> [Exercise description] Transcribe only the part of the material below that begins at the line containing "Generate a Python" and ends at the line containing "0.90, 0.91, 0.92, 0.93, 0.94, 0.95, 0.96, 0.97, 0.98, 0.99]", with both kept and images left out.

____ Dataset content

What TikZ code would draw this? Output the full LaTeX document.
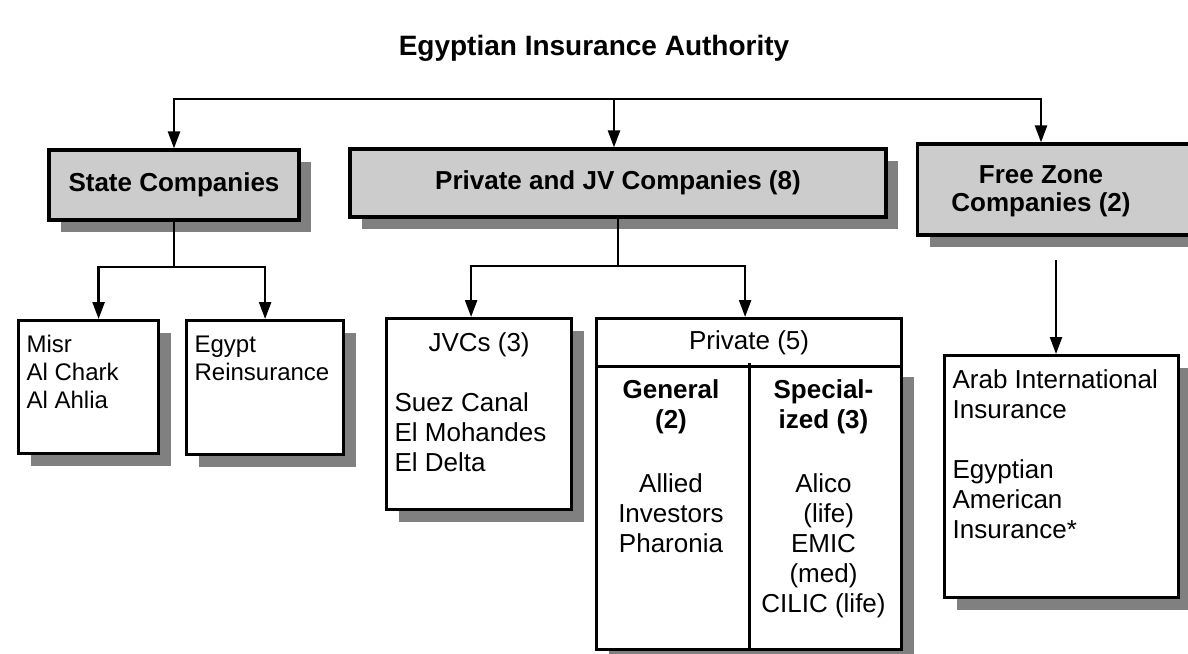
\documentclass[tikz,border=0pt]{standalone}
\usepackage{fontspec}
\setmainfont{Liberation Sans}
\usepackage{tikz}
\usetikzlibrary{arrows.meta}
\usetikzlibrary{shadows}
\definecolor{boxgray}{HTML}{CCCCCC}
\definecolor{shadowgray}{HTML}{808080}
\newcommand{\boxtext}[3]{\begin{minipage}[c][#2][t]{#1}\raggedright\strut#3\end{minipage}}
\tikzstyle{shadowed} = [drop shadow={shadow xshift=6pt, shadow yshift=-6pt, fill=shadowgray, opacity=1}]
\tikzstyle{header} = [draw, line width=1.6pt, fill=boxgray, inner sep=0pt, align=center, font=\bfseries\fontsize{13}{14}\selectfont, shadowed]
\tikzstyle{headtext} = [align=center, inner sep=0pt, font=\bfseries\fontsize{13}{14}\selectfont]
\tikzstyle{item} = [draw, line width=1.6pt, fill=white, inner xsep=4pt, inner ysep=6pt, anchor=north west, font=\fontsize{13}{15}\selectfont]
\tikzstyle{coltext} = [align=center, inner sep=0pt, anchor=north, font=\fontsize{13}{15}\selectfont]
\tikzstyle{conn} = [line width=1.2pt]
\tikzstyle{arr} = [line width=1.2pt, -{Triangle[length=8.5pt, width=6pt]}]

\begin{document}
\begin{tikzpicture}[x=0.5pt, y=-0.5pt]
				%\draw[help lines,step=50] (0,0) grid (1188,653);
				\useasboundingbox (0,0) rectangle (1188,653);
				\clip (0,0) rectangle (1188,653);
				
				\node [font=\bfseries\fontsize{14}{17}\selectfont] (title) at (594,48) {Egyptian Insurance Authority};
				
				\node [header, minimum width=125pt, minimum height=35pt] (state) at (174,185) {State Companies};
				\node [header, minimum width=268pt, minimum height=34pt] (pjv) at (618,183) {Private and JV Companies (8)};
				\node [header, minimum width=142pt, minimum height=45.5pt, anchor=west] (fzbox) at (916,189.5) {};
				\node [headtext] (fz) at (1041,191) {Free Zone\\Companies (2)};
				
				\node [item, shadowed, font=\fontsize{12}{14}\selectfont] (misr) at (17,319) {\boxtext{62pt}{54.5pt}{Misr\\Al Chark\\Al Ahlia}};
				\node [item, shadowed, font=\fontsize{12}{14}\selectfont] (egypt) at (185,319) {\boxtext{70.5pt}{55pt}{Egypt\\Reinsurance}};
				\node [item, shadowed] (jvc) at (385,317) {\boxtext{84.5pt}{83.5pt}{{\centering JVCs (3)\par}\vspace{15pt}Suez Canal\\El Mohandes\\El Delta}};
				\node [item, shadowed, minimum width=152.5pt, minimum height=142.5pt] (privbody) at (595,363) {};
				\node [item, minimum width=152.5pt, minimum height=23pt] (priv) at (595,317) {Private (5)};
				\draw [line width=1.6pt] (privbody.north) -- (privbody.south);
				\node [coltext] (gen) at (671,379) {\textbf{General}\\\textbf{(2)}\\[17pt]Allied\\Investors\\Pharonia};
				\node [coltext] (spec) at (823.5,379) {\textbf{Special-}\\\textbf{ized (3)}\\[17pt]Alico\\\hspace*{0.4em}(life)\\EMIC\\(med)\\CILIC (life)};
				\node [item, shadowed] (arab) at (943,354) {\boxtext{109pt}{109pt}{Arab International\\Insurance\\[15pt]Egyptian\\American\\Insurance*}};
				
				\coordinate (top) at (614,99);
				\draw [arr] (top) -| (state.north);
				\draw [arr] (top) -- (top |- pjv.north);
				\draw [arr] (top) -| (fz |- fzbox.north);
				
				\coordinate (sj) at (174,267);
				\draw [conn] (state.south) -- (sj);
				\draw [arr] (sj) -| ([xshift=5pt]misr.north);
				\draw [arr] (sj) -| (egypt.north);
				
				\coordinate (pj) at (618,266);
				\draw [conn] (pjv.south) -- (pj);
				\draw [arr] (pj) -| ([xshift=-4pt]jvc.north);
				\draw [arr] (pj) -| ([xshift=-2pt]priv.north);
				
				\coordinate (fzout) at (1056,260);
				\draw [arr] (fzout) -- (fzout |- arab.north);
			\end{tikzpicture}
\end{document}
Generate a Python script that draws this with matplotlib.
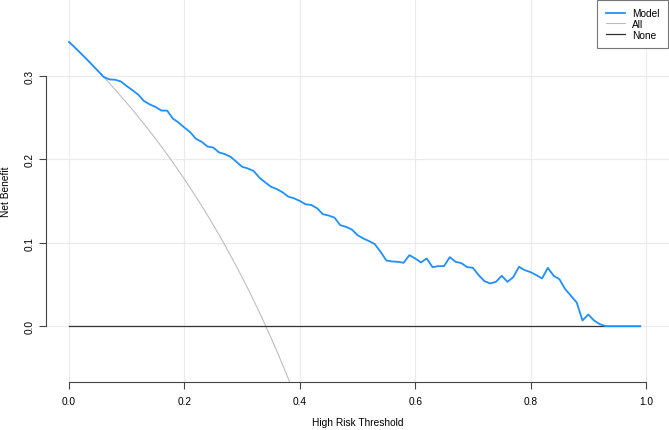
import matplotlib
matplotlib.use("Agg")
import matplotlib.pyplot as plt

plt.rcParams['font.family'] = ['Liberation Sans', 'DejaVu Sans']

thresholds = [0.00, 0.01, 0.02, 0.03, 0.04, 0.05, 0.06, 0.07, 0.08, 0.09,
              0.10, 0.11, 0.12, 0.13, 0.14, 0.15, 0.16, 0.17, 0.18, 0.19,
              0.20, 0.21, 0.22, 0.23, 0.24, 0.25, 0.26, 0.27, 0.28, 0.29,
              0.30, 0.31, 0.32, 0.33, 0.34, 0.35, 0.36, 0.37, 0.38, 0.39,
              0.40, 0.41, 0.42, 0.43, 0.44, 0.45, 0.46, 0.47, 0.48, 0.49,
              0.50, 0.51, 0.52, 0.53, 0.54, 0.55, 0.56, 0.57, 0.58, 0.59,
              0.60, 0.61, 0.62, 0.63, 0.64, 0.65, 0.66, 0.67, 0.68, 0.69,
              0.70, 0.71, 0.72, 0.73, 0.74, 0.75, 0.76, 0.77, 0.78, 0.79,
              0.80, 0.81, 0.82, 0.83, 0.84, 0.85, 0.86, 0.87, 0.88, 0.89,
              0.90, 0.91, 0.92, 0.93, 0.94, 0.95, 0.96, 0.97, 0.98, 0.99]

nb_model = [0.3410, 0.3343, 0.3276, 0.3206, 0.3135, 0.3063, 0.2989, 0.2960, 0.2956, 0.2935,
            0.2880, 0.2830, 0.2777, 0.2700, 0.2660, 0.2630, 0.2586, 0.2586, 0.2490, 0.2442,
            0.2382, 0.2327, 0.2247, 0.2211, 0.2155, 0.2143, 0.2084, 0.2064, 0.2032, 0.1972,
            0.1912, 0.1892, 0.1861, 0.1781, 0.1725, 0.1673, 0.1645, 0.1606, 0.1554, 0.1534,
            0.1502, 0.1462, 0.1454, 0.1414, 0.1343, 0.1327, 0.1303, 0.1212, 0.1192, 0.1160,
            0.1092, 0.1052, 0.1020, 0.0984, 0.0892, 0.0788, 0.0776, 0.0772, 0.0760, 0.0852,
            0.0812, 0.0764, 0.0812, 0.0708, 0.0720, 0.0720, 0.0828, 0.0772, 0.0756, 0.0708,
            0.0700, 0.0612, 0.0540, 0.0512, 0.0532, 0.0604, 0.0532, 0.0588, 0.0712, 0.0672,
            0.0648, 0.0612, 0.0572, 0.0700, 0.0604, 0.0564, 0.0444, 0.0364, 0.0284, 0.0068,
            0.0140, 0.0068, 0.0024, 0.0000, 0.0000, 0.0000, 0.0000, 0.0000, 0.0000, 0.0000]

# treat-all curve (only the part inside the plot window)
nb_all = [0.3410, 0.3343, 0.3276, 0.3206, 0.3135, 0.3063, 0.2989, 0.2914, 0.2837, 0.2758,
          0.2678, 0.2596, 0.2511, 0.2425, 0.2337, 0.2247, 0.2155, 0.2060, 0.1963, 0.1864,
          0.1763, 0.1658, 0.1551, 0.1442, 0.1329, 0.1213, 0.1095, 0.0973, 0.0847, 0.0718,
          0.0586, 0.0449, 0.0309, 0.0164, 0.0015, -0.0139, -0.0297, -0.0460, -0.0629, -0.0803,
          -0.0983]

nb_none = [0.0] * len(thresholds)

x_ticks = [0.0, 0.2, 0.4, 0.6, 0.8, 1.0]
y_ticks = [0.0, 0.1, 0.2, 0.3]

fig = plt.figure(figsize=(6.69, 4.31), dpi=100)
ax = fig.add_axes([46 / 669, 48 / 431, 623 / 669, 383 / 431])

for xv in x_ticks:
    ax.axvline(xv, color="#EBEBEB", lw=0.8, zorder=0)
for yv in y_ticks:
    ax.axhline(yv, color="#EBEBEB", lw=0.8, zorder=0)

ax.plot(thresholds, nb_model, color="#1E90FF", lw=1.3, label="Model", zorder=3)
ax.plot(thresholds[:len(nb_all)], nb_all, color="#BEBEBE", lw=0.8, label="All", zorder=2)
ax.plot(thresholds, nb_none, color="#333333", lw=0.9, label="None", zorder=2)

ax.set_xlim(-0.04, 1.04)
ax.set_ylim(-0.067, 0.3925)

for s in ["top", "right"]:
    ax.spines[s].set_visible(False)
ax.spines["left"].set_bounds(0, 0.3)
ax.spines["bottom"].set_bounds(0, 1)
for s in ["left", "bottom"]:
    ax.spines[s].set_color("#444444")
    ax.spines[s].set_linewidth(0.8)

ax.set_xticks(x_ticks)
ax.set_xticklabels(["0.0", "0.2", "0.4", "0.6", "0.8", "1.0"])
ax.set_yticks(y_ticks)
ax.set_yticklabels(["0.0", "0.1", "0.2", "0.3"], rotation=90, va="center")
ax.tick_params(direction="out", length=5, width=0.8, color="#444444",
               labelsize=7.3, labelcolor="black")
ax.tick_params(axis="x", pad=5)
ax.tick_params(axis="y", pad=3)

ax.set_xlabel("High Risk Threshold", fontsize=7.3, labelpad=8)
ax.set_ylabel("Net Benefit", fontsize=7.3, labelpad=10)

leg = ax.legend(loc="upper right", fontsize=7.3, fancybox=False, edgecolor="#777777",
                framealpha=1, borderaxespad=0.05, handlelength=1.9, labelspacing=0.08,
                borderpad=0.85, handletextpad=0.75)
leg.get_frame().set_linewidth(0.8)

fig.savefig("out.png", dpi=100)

________

> [Final result]
Generate a Python script that draws this with matplotlib.
import matplotlib
matplotlib.use("Agg")
import matplotlib.pyplot as plt

plt.rcParams['font.family'] = ['Liberation Sans', 'DejaVu Sans']

thresholds = [0.00, 0.01, 0.02, 0.03, 0.04, 0.05, 0.06, 0.07, 0.08, 0.09,
              0.10, 0.11, 0.12, 0.13, 0.14, 0.15, 0.16, 0.17, 0.18, 0.19,
              0.20, 0.21, 0.22, 0.23, 0.24, 0.25, 0.26, 0.27, 0.28, 0.29,
              0.30, 0.31, 0.32, 0.33, 0.34, 0.35, 0.36, 0.37, 0.38, 0.39,
              0.40, 0.41, 0.42, 0.43, 0.44, 0.45, 0.46, 0.47, 0.48, 0.49,
              0.50, 0.51, 0.52, 0.53, 0.54, 0.55, 0.56, 0.57, 0.58, 0.59,
              0.60, 0.61, 0.62, 0.63, 0.64, 0.65, 0.66, 0.67, 0.68, 0.69,
              0.70, 0.71, 0.72, 0.73, 0.74, 0.75, 0.76, 0.77, 0.78, 0.79,
              0.80, 0.81, 0.82, 0.83, 0.84, 0.85, 0.86, 0.87, 0.88, 0.89,
              0.90, 0.91, 0.92, 0.93, 0.94, 0.95, 0.96, 0.97, 0.98, 0.99]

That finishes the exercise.